## Entries with chart source code
:::

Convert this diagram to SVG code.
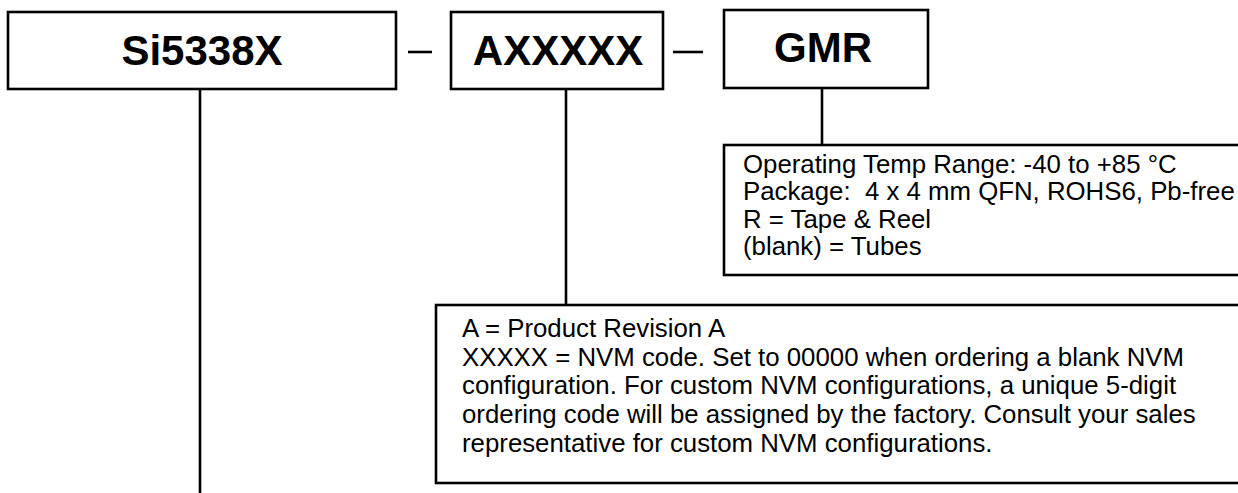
<svg xmlns="http://www.w3.org/2000/svg" width="1238" height="493" viewBox="0 0 1238 493">
<style>
.box{fill:#fff;stroke:#000;stroke-width:2.6}
.ln{stroke:#000;stroke-width:2.6;fill:none}
.h{font-family:"Liberation Sans",Arial,sans-serif;font-weight:bold;font-size:42px;text-anchor:middle;fill:#000}
.t{font-family:"Liberation Sans",Arial,sans-serif;font-size:25.8px;fill:#000}
</style>
<rect width="1238" height="493" fill="#fff"/>
<g id="connectors">
<line class="ln" x1="200" y1="89" x2="200" y2="493"/>
<line class="ln" x1="566" y1="89" x2="566" y2="305"/>
<line class="ln" x1="822" y1="88" x2="822" y2="145"/>
<line class="ln" x1="408" y1="52" x2="432" y2="52"/>
<line class="ln" x1="673" y1="52" x2="703" y2="52"/>
</g>
<g id="node-si5338x">
<rect class="box" x="8" y="12" width="388" height="77"/>
<text class="h" x="202" y="65">Si5338X</text>
</g>
<g id="node-axxxxx">
<rect class="box" x="451" y="12" width="212" height="77"/>
<text class="h" x="558" y="65">AXXXXX</text>
</g>
<g id="node-gmr">
<rect class="box" x="724" y="10" width="204" height="78"/>
<text class="h" x="823" y="62">GMR</text>
</g>
<g id="node-gmr-desc">
<rect class="box" x="724" y="145" width="540" height="130"/>
<text class="t" x="743" y="173">Operating Temp Range: -40 to +85 °C</text>
<text class="t" x="743" y="200" xml:space="preserve">Package:  4 x 4 mm QFN, ROHS6, Pb-free</text>
<text class="t" x="743" y="228">R = Tape &amp; Reel</text>
<text class="t" x="743" y="255">(blank) = Tubes</text>
</g>
<g id="node-axxxxx-desc">
<rect class="box" x="436" y="305" width="830" height="178"/>
<text class="t" x="462" y="337">A = Product Revision A</text>
<text class="t" x="462" y="366">XXXXX = NVM code. Set to 00000 when ordering a blank NVM</text>
<text class="t" x="462" y="394">configuration. For custom NVM configurations, a unique 5-digit</text>
<text class="t" x="462" y="423">ordering code will be assigned by the factory. Consult your sales</text>
<text class="t" x="462" y="452">representative for custom NVM configurations.</text>
</g>
</svg>
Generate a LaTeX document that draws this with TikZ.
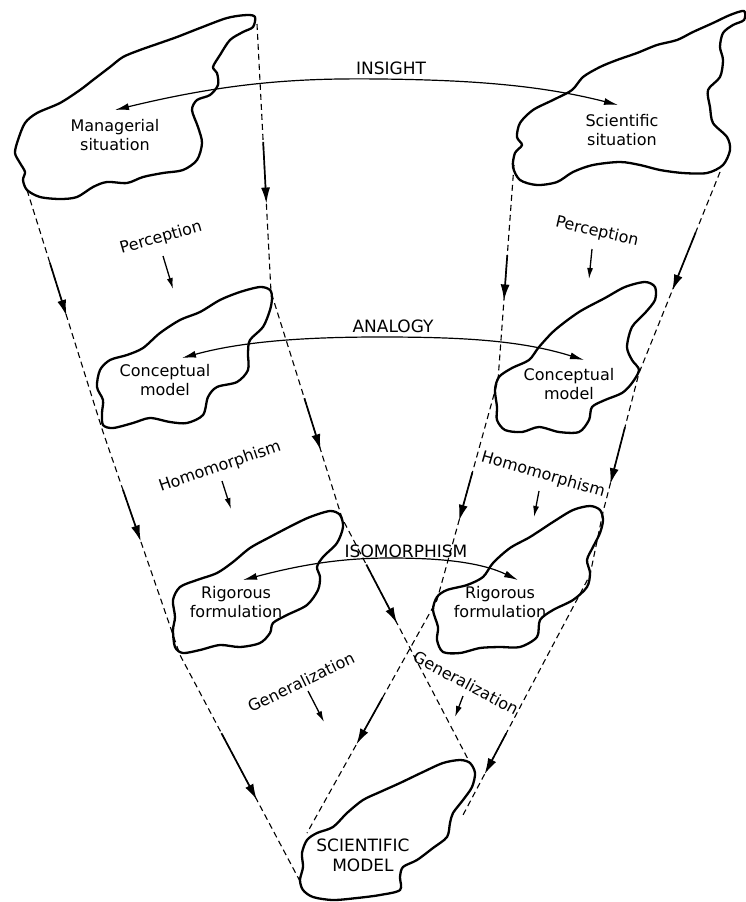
\documentclass[tikz,border=0pt]{standalone}
\usepackage{fontspec}
\setmainfont{DejaVu Sans}
\usetikzlibrary{arrows.meta,calc}
\begin{document}
\begin{tikzpicture}[x=1pt,y=-1pt,
  blob/.style={line width=2.3pt, line join=round},
  bound/.style={line width=1.1pt, dash pattern=on 6pt off 4pt},
  flow/.style={line width=1.7pt, -{Latex[length=16pt,width=9pt]}},
  link/.style={line width=1.2pt, {Latex[length=14pt,width=7pt]}-{Latex[length=14pt,width=7pt]}},
  hint/.style={line width=1.3pt, -{Latex[length=11pt,width=6pt]}},
  lbl/.style={font=\fontsize{16}{19}\selectfont, align=center, inner sep=0pt},
  caplbl/.style={font=\fontsize{17}{20}\selectfont, align=center, inner sep=0pt}]
\useasboundingbox (0,0) rectangle (745,902);

% ---------- blobs ----------
% Managerial situation
\draw[blob] plot[smooth cycle, tension=0.5] coordinates {
 (255,17) (247,15) (227,18) (200,28) (177,37) (160,43) (140,50) (123,57) (110,67)
 (93,80) (80,90) (60,103) (37,113) (25,123) (18,140) (15,153) (20,163) (25,172)
 (23,180) (27,190) (40,197) (60,199) (77,197) (93,187) (107,182) (127,183) (143,177)
 (163,173) (183,170) (197,160) (202,143) (198,127) (192,110) (197,100) (210,95)
 (218,85) (217,73) (213,67) (220,55) (230,40) (243,32) (253,27)};
% Scientific situation
\draw[blob] plot[smooth cycle, tension=0.5] coordinates {
 (744,11) (730,15) (713,23) (693,32) (677,40) (657,45) (637,53) (617,60) (600,67)
 (583,77) (572,90) (553,100) (533,110) (520,123) (517,137) (522,145) (515,153)
 (513,167) (520,180) (537,185) (557,182) (573,172) (593,165) (620,162) (640,165)
 (660,170) (683,173) (707,173) (723,165) (730,150) (727,137) (713,123) (710,107)
 (708,90) (720,77) (723,60) (720,47) (723,33) (733,25) (744,20)};
% Conceptual model (left)
\draw[blob] plot[smooth cycle, tension=0.5] coordinates {
 (270,290) (260,287) (240,292) (220,300) (200,312) (180,320) (160,333) (143,348)
 (127,355) (110,360) (100,370) (97,387) (103,400) (102,413) (103,425) (113,428)
 (133,423) (150,418) (170,422) (187,423) (203,415) (208,397) (217,387) (237,382)
 (248,370) (248,353) (250,340) (263,327) (270,310) (272,298)};
% Conceptual model (right)
\draw[blob] plot[smooth cycle, tension=0.5] coordinates {
 (655,287) (645,282) (625,287) (605,298) (579,312) (555,330) (539,347) (529,360)
 (512,368) (499,377) (495,390) (497,407) (497,420) (505,430) (522,432) (539,427)
 (559,432) (579,432) (589,420) (592,407) (605,400) (622,393) (632,383) (639,370)
 (632,360) (627,347) (632,327) (645,313) (655,300)};
% Rigorous formulation (left)
\draw[blob] plot[smooth cycle, tension=0.5] coordinates {
 (340,515) (330,511) (310,517) (293,525) (270,537) (250,548) (233,562) (217,573)
 (197,580) (180,587) (173,600) (175,617) (173,630) (175,647) (183,653) (200,650)
 (220,645) (240,647) (260,643) (270,633) (273,623) (287,615) (307,605) (318,590)
 (320,577) (317,567) (323,557) (337,543) (343,527)};
% Rigorous formulation (right)
\draw[blob] plot[smooth cycle, tension=0.5] coordinates {
 (600,510) (590,506) (573,510) (553,522) (530,537) (510,548) (493,563) (483,577)
 (467,585) (447,590) (437,597) (433,610) (438,627) (437,640) (443,652) (460,653)
 (480,648) (500,647) (520,647) (537,637) (540,620) (553,610) (573,600) (587,587)
 (590,573) (587,560) (593,547) (600,533) (603,520)};
% Scientific model
\draw[blob] plot[smooth cycle, tension=0.5] coordinates {
 (470,763) (460,760) (443,763) (423,772) (400,783) (380,792) (363,800) (347,813)
 (333,827) (317,833) (307,840) (302,853) (303,867) (300,880) (303,890) (313,897)
 (333,900) (357,898) (380,895) (400,890) (400,877) (403,867) (417,860) (433,848)
 (447,837) (450,823) (453,813) (463,800) (472,787) (475,773)};

% ---------- boundary lines ----------
\coordinate (LO0) at (27,190);
\coordinate (LO1) at (103,432);
\coordinate (LO2) at (180,655);
\coordinate (LO3) at (302,885);
\coordinate (LI0) at (257,24);
\coordinate (LI1) at (271,292);
\coordinate (LI2) at (342,518);
\coordinate (LI3) at (470,763);
\coordinate (RI0) at (514,165);
\coordinate (RI1) at (498,380);
\coordinate (RI2) at (437,600);
\coordinate (RI3) at (307,833);
\coordinate (RO0) at (720,172);
\coordinate (RO1) at (639,373);
\coordinate (RO2) at (603,512);
\coordinate (RO3) at (590,575);
\coordinate (RO4) at (463,815);

\draw[bound] (LO0) -- (LO1) -- (LO2) -- (LO3);
\draw[bound] (LI0) -- (LI1) -- (LI2) -- (LI3);
\draw[bound] (RI0) -- (RI1) -- (RI2) -- (RI3);
\draw[bound] (RO0) -- (RO1) -- (RO2) -- (RO3) -- (RO4);

\draw[flow] ($(LO0)!0.30!(LO1)$) -- ($(LO0)!0.52!(LO1)$);
\draw[flow] ($(LO1)!0.26!(LO2)$) -- ($(LO1)!0.49!(LO2)$);
\draw[flow] ($(LO2)!0.34!(LO3)$) -- ($(LO2)!0.63!(LO3)$);
\draw[flow] ($(LI0)!0.44!(LI1)$) -- ($(LI0)!0.67!(LI1)$);
\draw[flow] ($(LI1)!0.47!(LI2)$) -- ($(LI1)!0.70!(LI2)$);
\draw[flow] ($(LI2)!0.19!(LI3)$) -- ($(LI2)!0.43!(LI3)$);
\draw[flow] ($(RI0)!0.42!(RI1)$) -- ($(RI0)!0.63!(RI1)$);
\draw[flow] ($(RI1)!0.42!(RI2)$) -- ($(RI1)!0.64!(RI2)$);
\draw[flow] ($(RI2)!0.42!(RI3)$) -- ($(RI2)!0.62!(RI3)$);
\draw[flow] ($(RO0)!0.30!(RO1)$) -- ($(RO0)!0.59!(RO1)$);
\draw[flow] ($(RO1)!0.39!(RO2)$) -- ($(RO1)!0.80!(RO2)$);
\draw[flow] ($(RO3)!0.66!(RO4)$) -- ($(RO3)!0.83!(RO4)$);

% ---------- horizontal links ----------
\coordinate (insL) at (115,110);
\coordinate (insR) at (618,105);
\coordinate (anL) at (182,358);
\coordinate (anR) at (584,360);
\coordinate (isoL) at (243,580);
\coordinate (isoR) at (518,580);
\draw[link] (insL) .. controls (230,82) and (300,78) .. (380,79) .. controls (470,80) and (540,85) .. (insR);
\draw[link] (anL) .. controls (240,342) and (300,337) .. (380,337) .. controls (460,337) and (520,340) .. (anR);
\draw[link] (isoL) .. controls (300,565) and (340,558) .. (390,558) .. controls (440,558) and (480,562) .. (isoR);

\node[caplbl] (tIns) at (391,68) {INSIGHT};
\node[caplbl] (tAna) at (393,326) {ANALOGY};
\node[caplbl] (tIso) at (406,551) {ISOMORPHISM};

% ---------- blob texts ----------
\node[lbl] (tMS) at (115,135) {Managerial\\situation};
\node[lbl] (tSS) at (622,130) {Scientific\\situation};
\node[lbl] (tCL) at (165,380) {Conceptual\\model};
\node[lbl] (tCR) at (569,384) {Conceptual\\model};
\node[lbl] (tRL) at (236,602) {Rigorous\\formulation};
\node[lbl] (tRR) at (500,602) {Rigorous\\formulation};
\node[caplbl] (tSM) at (363,855) {SCIENTIFIC\\MODEL};

% ---------- process labels ----------
\node[lbl, rotate=16] (pL) at (161,238) {Perception};
\node[lbl, rotate=-13] (pR) at (597,232) {Perception};
\node[lbl, rotate=19] (hL) at (220,467) {Homomorphism};
\node[lbl, rotate=-16] (hR) at (543,475) {Homomorphism};
\node[lbl, rotate=26] (gL) at (301,682) {Generalization};
\node[lbl, rotate=-28] (gR) at (466,683) {Generalization};

\coordinate (pLa) at (163,256); \coordinate (pLb) at (173,289);
\coordinate (pRa) at (592,249); \coordinate (pRb) at (589,279);
\coordinate (hLa) at (222,481); \coordinate (hLb) at (231,509);
\coordinate (hRa) at (539,491); \coordinate (hRb) at (534,517);
\coordinate (gLa) at (308,691); \coordinate (gLb) at (324,722);
\coordinate (gRa) at (463,696); \coordinate (gRb) at (455,717);
\draw[hint] (pLa) -- (pLb);
\draw[hint] (pRa) -- (pRb);
\draw[hint] (hLa) -- (hLb);
\draw[hint] (hRa) -- (hRb);
\draw[hint] (gLa) -- (gLb);
\draw[hint] (gRa) -- (gRb);
\end{tikzpicture}
\end{document}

:::

## Aim of the task
Begin with the line that contains "Generate a LaTeX" and end with the line that contains "(0,0) rectangle (745,902);"; write out both and all lines between exactly, but no pictures.

## Exercise result
Generate a LaTeX document that draws this with TikZ.
\documentclass[tikz,border=0pt]{standalone}
\usepackage{fontspec}
\setmainfont{DejaVu Sans}
\usetikzlibrary{arrows.meta,calc}
\begin{document}
\begin{tikzpicture}[x=1pt,y=-1pt,
  blob/.style={line width=2.3pt, line join=round},
  bound/.style={line width=1.1pt, dash pattern=on 6pt off 4pt},
  flow/.style={line width=1.7pt, -{Latex[length=16pt,width=9pt]}},
  link/.style={line width=1.2pt, {Latex[length=14pt,width=7pt]}-{Latex[length=14pt,width=7pt]}},
  hint/.style={line width=1.3pt, -{Latex[length=11pt,width=6pt]}},
  lbl/.style={font=\fontsize{16}{19}\selectfont, align=center, inner sep=0pt},
  caplbl/.style={font=\fontsize{17}{20}\selectfont, align=center, inner sep=0pt}]
\useasboundingbox (0,0) rectangle (745,902);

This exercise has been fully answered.